I take it to mean the power of those with money, to exploit those without by charging high rates of interest on loaned money. And given that banks are in charge of the production of money; that banks can create credit or money out of thin air – this has indeed become an awesome and despotic power.

And now it is too late to condemn usurious practices. For today we face the potentially catastrophic consequences of the powers of ‘light touch’ de-regulated finance, used to blow up/inflate a credit bubble – and create vast private debts.

If voters don’t trust Labour with money – it may be because we have taken our eye off the ball – their private debts and the threats that austerity poses to their livelihoods and incomes – and their ability to repay these debts.

Thanks to de-regulation and ‘ulta-light-touch regulation’ by both Conservative and Labour governments, private bankers recklessly over-extended credit from the 70s through to the 00s, and now have vast, often unpayable debts on their balance sheets.

Central bankers and Chancellors stood passively by, as private bankers inflated this immense credit bubble. This was a form of inflation to which they turned a blind eye.

According to the McKinsey Global Institute, this credit bubble generated vast private, not public debts –which now amount to more than four times UK GDP – 469% of GDP.

This mountain of private debt eclipses public sector debt. It is about 6 times the level of public debt.  (See chart below.) And as a key part of this, between 1987 and 2010 the finance sector’s indebtedness has grown by over 400%, standing at over 200% of GDP.  

A large proportion of these private debts will never be repaid – because they exceed income by multiples. If some debts are to be repaid, that will only be out of income gained from employment and profits. But employment is falling, and unemployment rising.

It is this frightening prospect, coupled with rises in energy and commodity prices, that is inducing fear and insecurity in British voters.

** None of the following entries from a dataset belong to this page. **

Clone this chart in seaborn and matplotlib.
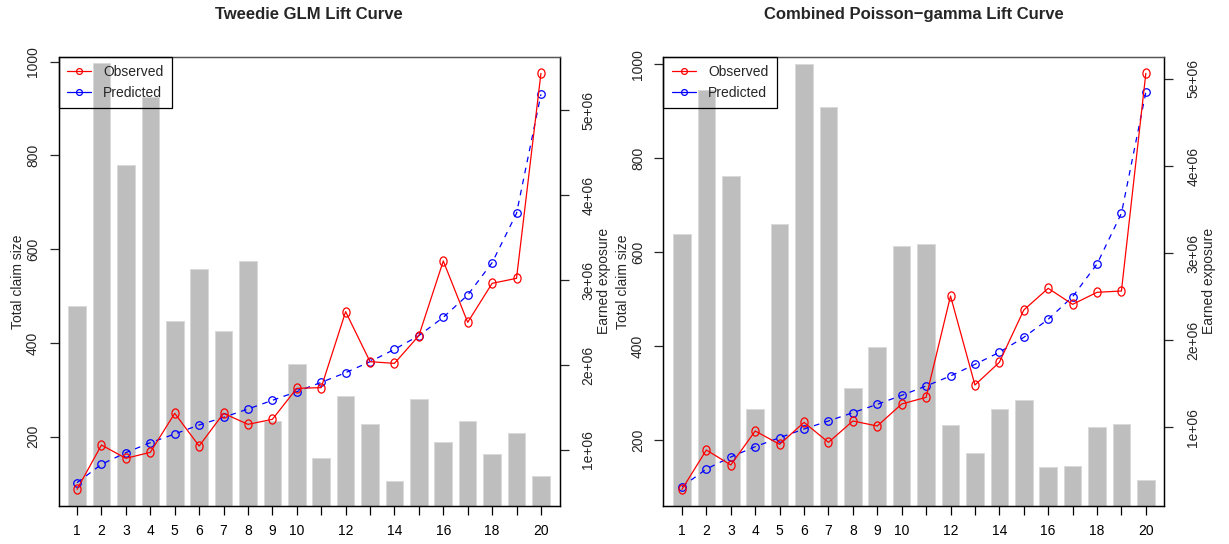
import numpy as np
import pandas as pd
import matplotlib
matplotlib.use("Agg")
import matplotlib.pyplot as plt
import seaborn as sns
from matplotlib.path import Path
from matplotlib.transforms import Affine2D
from matplotlib.lines import Line2D

# ---- data -------------------------------------------------------------
groups = list(range(1, 21))

tweedie_observed = [87.6, 182.2, 153.8, 166.6, 249.8, 180.1, 249.8, 226.3, 237.0, 303.1,
                    304.6, 466.7, 360.0, 356.4, 415.5, 574.8, 443.9, 527.1, 537.8, 975.1]
tweedie_predicted = [101.9, 141.0, 165.9, 187.2, 205.7, 224.9, 241.2, 259.0, 277.5, 296.0,
                     315.9, 336.5, 360.0, 386.3, 415.5, 454.6, 502.2, 571.2, 676.4, 930.3]
tweedie_exposure = [2.70e6, 5.55e6, 4.36e6, 5.15e6, 2.52e6, 3.13e6, 2.40e6, 3.23e6, 1.34e6, 2.01e6,
                    0.90e6, 1.63e6, 1.30e6, 0.64e6, 1.60e6, 1.09e6, 1.34e6, 0.95e6, 1.20e6, 0.69e6]

pg_observed = [94.9, 178.7, 146.8, 219.2, 190.8, 237.6, 195.0, 240.5, 229.8, 276.7,
               290.9, 506.7, 317.1, 365.4, 476.8, 523.0, 488.9, 514.5, 517.3, 980.8]
pg_predicted = [100.6, 138.2, 163.8, 185.8, 205.0, 223.4, 240.5, 258.2, 276.0, 295.1,
                315.0, 336.3, 361.1, 386.7, 418.6, 457.0, 505.2, 574.8, 682.7, 940.4]
pg_exposure = [3.22e6, 4.87e6, 3.89e6, 1.21e6, 3.34e6, 5.17e6, 4.68e6, 1.45e6, 1.92e6, 3.08e6,
               3.10e6, 1.03e6, 0.70e6, 1.21e6, 1.31e6, 0.54e6, 0.56e6, 1.00e6, 1.04e6, 0.39e6]

titles = ["Tweedie GLM Lift Curve", "Combined Poisson\u2212gamma Lift Curve"]
exposure_ticks = [1e6, 2e6, 3e6, 4e6, 5e6]
claim_ticks = [200, 400, 600, 800, 1000]

# ---- style ------------------------------------------------------------
sns.set_style("white")
plt.rcParams["font.family"] = ["Liberation Sans", "DejaVu Sans"]
plt.rcParams["axes.unicode_minus"] = True

W, H = 1229, 544
fig = plt.figure(figsize=(W / 100, H / 100), dpi=100)

panels = [
    dict(title=titles[0], obs=tweedie_observed, pred=tweedie_predicted, expo=tweedie_exposure,
         left=58.5, expo_lim=(0.34e6, 5.63e6)),
    dict(title=titles[1], obs=pg_observed, pred=pg_predicted, expo=pg_exposure,
         left=663.4, expo_lim=(0.096e6, 5.256e6)),
]

obs_marker = Path.unit_circle().transformed(Affine2D().scale(0.78, 1.0))
FS = 10


def style_spines(ax):
    for side, sp in ax.spines.items():
        sp.set_visible(True)
        sp.set_linewidth(0.9)
        sp.set_color("#555555" if side == "top" else "black")


for p in panels:
    ax_bar = fig.add_axes([p["left"] / W, 38 / H, 501 / W, 449.3 / H])
    df = pd.DataFrame({"group": groups, "exposure": p["expo"],
                       "observed": p["obs"], "predicted": p["pred"]})

    # exposure bars (drawn on the right-hand scale, behind the lift lines)
    sns.barplot(data=df, x="group", y="exposure", native_scale=True, width=0.72,
                color="#bebebe", saturation=1, edgecolor="#d9d9d9", linewidth=0.7,
                ax=ax_bar)
    ax_line = ax_bar.twinx()

    # lift curves on the left-hand scale
    sns.lineplot(data=df, x="group", y="predicted", ax=ax_line, color="blue",
                 linestyle=(0, (4.5, 4.5)), linewidth=0.9, marker="o", markersize=5.4,
                 markerfacecolor="none", markeredgecolor="blue", markeredgewidth=0.9,
                 errorbar=None)
    sns.lineplot(data=df, x="group", y="observed", ax=ax_line, color="red",
                 linewidth=0.9, marker=obs_marker, markersize=6.6,
                 markerfacecolor="none", markeredgecolor="red", markeredgewidth=0.9,
                 errorbar=None)

    # axis ranges
    allv = np.r_[df["observed"].values, df["predicted"].values]
    lo, hi = allv.min(), allv.max()
    pad = 0.04 * (hi - lo)
    ax_line.set_ylim(lo - pad, hi + pad)
    ax_bar.set_ylim(*p["expo_lim"])
    ax_bar.set_xlim(0.24, 20.76)

    # x axis
    ax_bar.set_xticks(groups)
    ax_bar.set_xticklabels([str(g) if (g <= 10 or g % 2 == 0) else "" for g in groups])
    ax_bar.tick_params(axis="x", direction="out", length=6.3, width=0.9, pad=7,
                       labelsize=FS, colors="black", bottom=True)
    ax_bar.set_xlabel("")

    # right axis: exposure
    ax_bar.yaxis.tick_right()
    ax_bar.yaxis.set_label_position("right")
    ax_bar.set_yticks(exposure_ticks)
    ax_bar.set_yticklabels([f"{v:.0e}" for v in exposure_ticks])
    ax_bar.tick_params(axis="y", direction="out", length=6.3, width=0.9, pad=9.5,
                       labelsize=FS, labelrotation=90, right=True, left=False)
    for lab in ax_bar.get_yticklabels():
        lab.set_va("center")
    ax_bar.set_ylabel("Earned exposure", fontsize=FS, labelpad=1)

    # left axis: claim size
    ax_line.yaxis.tick_left()
    ax_line.yaxis.set_label_position("left")
    ax_line.set_yticks(claim_ticks)
    ax_line.set_yticklabels([str(v) for v in claim_ticks])
    ax_line.tick_params(axis="y", direction="out", length=6.3, width=0.9, pad=7,
                        labelsize=FS, labelrotation=90, left=True, right=False)
    for lab in ax_line.get_yticklabels():
        lab.set_va("center")
    ax_line.set_ylabel("Total claim size", fontsize=FS, labelpad=1)
    ax_line.set_xlabel("")

    style_spines(ax_bar)
    style_spines(ax_line)
    ax_bar.grid(False)
    ax_line.grid(False)

    ax_bar.set_title(p["title"], fontsize=12, fontweight="bold", pad=27)

    handles = [
        Line2D([], [], color="red", lw=0.9, marker="o", ms=4.2, mfc="none", mec="red", mew=0.9),
        Line2D([], [], color="blue", lw=0.9, marker="o", ms=4.2, mfc="none", mec="blue", mew=0.9),
    ]
    leg = ax_line.legend(handles, ["Observed", "Predicted"], loc="upper left",
                         bbox_to_anchor=(0, 1), borderaxespad=0, fontsize=FS,
                         frameon=True, fancybox=False, framealpha=1, edgecolor="black",
                         handlelength=1.75, handletextpad=0.85, labelspacing=0.45,
                         borderpad=0.62)
    leg.get_frame().set_facecolor("none")
    leg.get_frame().set_linewidth(0.9)

fig.savefig("out.png", dpi=100)
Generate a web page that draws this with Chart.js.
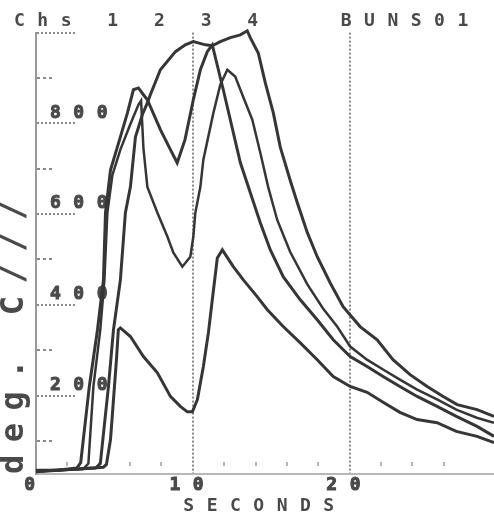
<!DOCTYPE html>
<html>
<head>
<meta charset="utf-8">
<style>
  html, body { margin: 0; padding: 0; background: #fff; }
</style>
</head>
<body>
<canvas id="tempChart" width="494" height="514"></canvas>
<script src="https://cdn.jsdelivr.net/npm/chart.js@4.4.0/dist/chart.umd.min.js"></script>
<script>
// channel traces, seconds / deg C
const ch1Time = [0, 1.5, 2.6, 2.85, 3.4, 3.92, 4.3, 4.43, 4.75, 5.38, 5.83, 6.21, 6.53, 6.85, 7.1, 7.93, 8.57, 9.0, 9.5, 10.03, 10.48, 10.92, 11.24, 11.94, 13.03, 14.3, 14.94, 15.76, 16.85, 17.93, 18.95, 20.03, 21.11, 22.13, 23.2, 24.3, 25.57, 26.8, 28.12, 29.2];
const ch1Temp = [35, 36, 40, 52, 220, 345, 455, 603, 697, 770, 823, 874, 878, 863, 852, 786, 742, 713, 764, 852, 918, 958, 973, 874, 713, 581, 521, 462, 411, 367, 323, 286, 264, 242, 220, 198, 176, 154, 132, 110];

const ch2Time = [0, 3.0, 3.34, 3.66, 4.1, 4.36, 4.55, 4.87, 5.38, 6.0, 6.53, 6.7, 6.85, 7.1, 7.74, 8.38, 8.76, 9.33, 9.84, 10.03, 10.16, 10.48, 10.67, 11.31, 11.75, 12.2, 12.7, 13.2, 13.79, 14.3, 14.8, 15.38, 16.2, 17.3, 18.3, 19.2, 20.03, 21.1, 22.1, 23.2, 24.3, 25.6, 26.8, 28.1, 29.2];
const ch2Temp = [33, 38, 50, 220, 345, 455, 603, 686, 742, 797, 841, 850, 745, 660, 603, 550, 515, 484, 506, 550, 603, 660, 720, 823, 885, 918, 903, 859, 808, 735, 660, 587, 517, 445, 392, 352, 308, 279, 258, 235, 213, 191, 169, 151, 140];

const ch3Time = [0, 3.8, 4.1, 4.62, 4.94, 5.38, 5.7, 6.02, 6.34, 6.78, 7.1, 7.29, 7.93, 8.89, 9.52, 10.03, 10.8, 11.24, 11.75, 12.39, 13.03, 13.47, 13.66, 14.17, 14.62, 15.13, 15.57, 16.2, 16.66, 17.3, 17.93, 18.76, 19.58, 20.66, 21.75, 22.76, 23.85, 24.94, 25.96, 26.85, 28.12, 29.2];
const ch3Temp = [33, 40, 50, 220, 345, 455, 603, 660, 770, 819, 845, 863, 918, 958, 973, 980, 973, 971, 980, 989, 995, 1004, 989, 955, 889, 823, 748, 675, 625, 559, 506, 448, 396, 352, 323, 279, 246, 220, 198, 180, 169, 154];

const ch4Time = [0, 4.3, 4.49, 4.75, 4.94, 5.13, 5.25, 5.38, 6.02, 6.85, 7.74, 8.57, 9.2, 9.65, 9.97, 10.29, 10.67, 10.99, 11.24, 11.56, 11.88, 12.58, 13.22, 14.1, 14.75, 15.76, 16.85, 17.93, 18.95, 20.03, 21.11, 22.13, 23.2, 24.3, 25.57, 26.8, 28.12, 29.2];
const ch4Temp = [32, 42, 48, 103, 191, 279, 345, 349, 330, 286, 250, 198, 176, 164, 164, 191, 264, 338, 411, 503, 521, 484, 455, 418, 389, 352, 316, 279, 242, 220, 207, 185, 163, 147, 140, 121, 110, 96];

const yLabels = [200, 400, 600, 800];
const xLabels = [0, 10, 20];

const ink = '#4a4a4a';
const mono = "'DejaVu Sans Mono', monospace";

function points(ts, vs) {
    return ts.map((t, i) => ({ x: t, y: vs[i] }));
}

function trace(label, ts, vs, w) {
    return {
        label: label,
        data: points(ts, vs),
        borderColor: '#363636',
        borderWidth: w,
        pointRadius: 0,
        tension: 0,
        fill: false,
        clip: false,
    };
}

// short dotted stubs on the y axis
const majorDash = [2, 2, 2, 2, 2, 2, 2, 2, 2, 2, 2, 2, 2, 2, 2, 2, 2, 2, 2, 2000];
const minorDash = [3, 3, 3, 3, 3, 2000];

// wide printer-like lettering
const spacing = {
    id: 'spacing',
    beforeLayout(chart) { chart.ctx.letterSpacing = '12.5px'; },
    beforeDraw(chart) { chart.ctx.letterSpacing = '12.5px'; },
};

new Chart(document.getElementById('tempChart'), {
    type: 'line',
    data: {
        datasets: [
            trace('Ch 1', ch1Time, ch1Temp, 3),
            trace('Ch 2', ch2Time, ch2Temp, 2.5),
            trace('Ch 3', ch3Time, ch3Temp, 3),
            trace('Ch 4', ch4Time, ch4Temp, 3),
        ],
    },
    options: {
        responsive: false,
        animation: false,
        layout: { padding: { left: 14, right: 0, top: 0, bottom: 0 } },
        plugins: {
            legend: { display: false },
            tooltip: { enabled: false },
            title: {
                display: true,
                text: 'Chs 1 2 3 4   BUNS01',
                align: 'start',
                color: ink,
                font: { family: mono, size: 18, weight: 'bold', lineHeight: 1.2 },
                padding: { top: 11, bottom: 0 },
            },
        },
        scales: {
            x: {
                type: 'linear',
                min: 0,
                max: 29.2,
                afterFit: (s) => { s.height = 40; s.paddingLeft = 0; s.paddingRight = 0; },
                ticks: {
                    stepSize: 2,
                    autoSkip: false,
                    maxRotation: 0,
                    padding: 2,
                    color: ink,
                    textStrokeColor: ink,
                    textStrokeWidth: 1,
                    font: { family: mono, size: 18, weight: 'bold', lineHeight: 1 },
                    callback: (v) => (xLabels.includes(v) ? String(v) : ''),
                },
                grid: {
                    drawTicks: false,
                    lineWidth: 2,
                    color: (c) => {
                        const v = c.tick.value;
                        if (v === 0 || v % 2 !== 0) return 'rgba(0,0,0,0)';
                        return v % 10 === 0 ? '#8a8a8a' : '#b5b5b5';
                    },
                },
                border: {
                    color: '#b8b8b8',
                    width: 2,
                    dash: (c) => {
                        if (c.type !== 'tick') return [1, 1];
                        if (c.tick.value % 10 === 0) return [2, 2];
                        const a = c.chart.chartArea;
                        const h = a ? a.bottom - a.top : 440;
                        return [0, h - 12, 4, 2000];
                    },
                },
                title: {
                    display: true,
                    text: 'SECONDS',
                    color: ink,
                    font: { family: mono, size: 18, weight: 'bold', lineHeight: 1 },
                    padding: { top: 0, bottom: -1 },
                },
            },
            y: {
                type: 'linear',
                min: 27,
                max: 1000,
                afterFit: (s) => { s.width = 22; s.paddingTop = 0; s.paddingBottom = 0; },
                ticks: {
                    stepSize: 100,
                    mirror: true,
                    padding: 14,
                    labelOffset: -10.5,
                    color: ink,
                    textStrokeColor: ink,
                    textStrokeWidth: 1,
                    font: { family: mono, size: 18, weight: 'bold', lineHeight: 1 },
                    callback: (v) => (yLabels.includes(v) ? String(v) : ''),
                },
                grid: {
                    drawTicks: false,
                    lineWidth: 2,
                    color: (c) => (c.tick.value % 100 === 0 ? '#8a8a8a' : 'rgba(0,0,0,0)'),
                },
                border: {
                    color: '#9a9a9a',
                    width: 2,
                    dash: (c) => {
                        if (c.type !== 'tick') return [1, 1];
                        return c.tick.value % 200 === 0 ? majorDash : minorDash;
                    },
                },
                title: {
                    display: true,
                    text: 'deg. C///',
                    align: 'start',
                    color: ink,
                    font: { family: mono, size: 32, weight: 'bold', lineHeight: 1 },
                    padding: { top: -15, bottom: 0 },
                },
            },
        },
    },
    plugins: [spacing],
});
</script>
</body>
</html>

And so they have begun deflating and de-leveraging  this vast pool of private debt – and dragging economic activity as they do so.

It is this deflation and de-leveraging which is spooking consumers, bankers and ‘the markets’.  Not the government deficit.

But Labour’s spokespersons appear blissfully unaware of this private debt crisis. Instead our leaders – like the Coalition leaders – focus endlessly on the far less significant public deficit, promising to ‘cut the deficit’ and “conceding there would be cuts” – i.e. more austerity – if a Labour government were to be elected.

Ed Balls’ speech yesterday began to move away from the Coalition’s agenda, with his very welcome proposal for investment in public infrastructure.

But the proposal to cut VAT won’t work, because it is based on the flawed notion that over-indebted consumers want to consume more.

They don’t and they can’t.

Even if consumers were persuaded to open their purses and ignore their debts – most of the gains from consumption would anyway leak away to China – as they did under the weak stimulus introduced by Chancellor Alastair Darling.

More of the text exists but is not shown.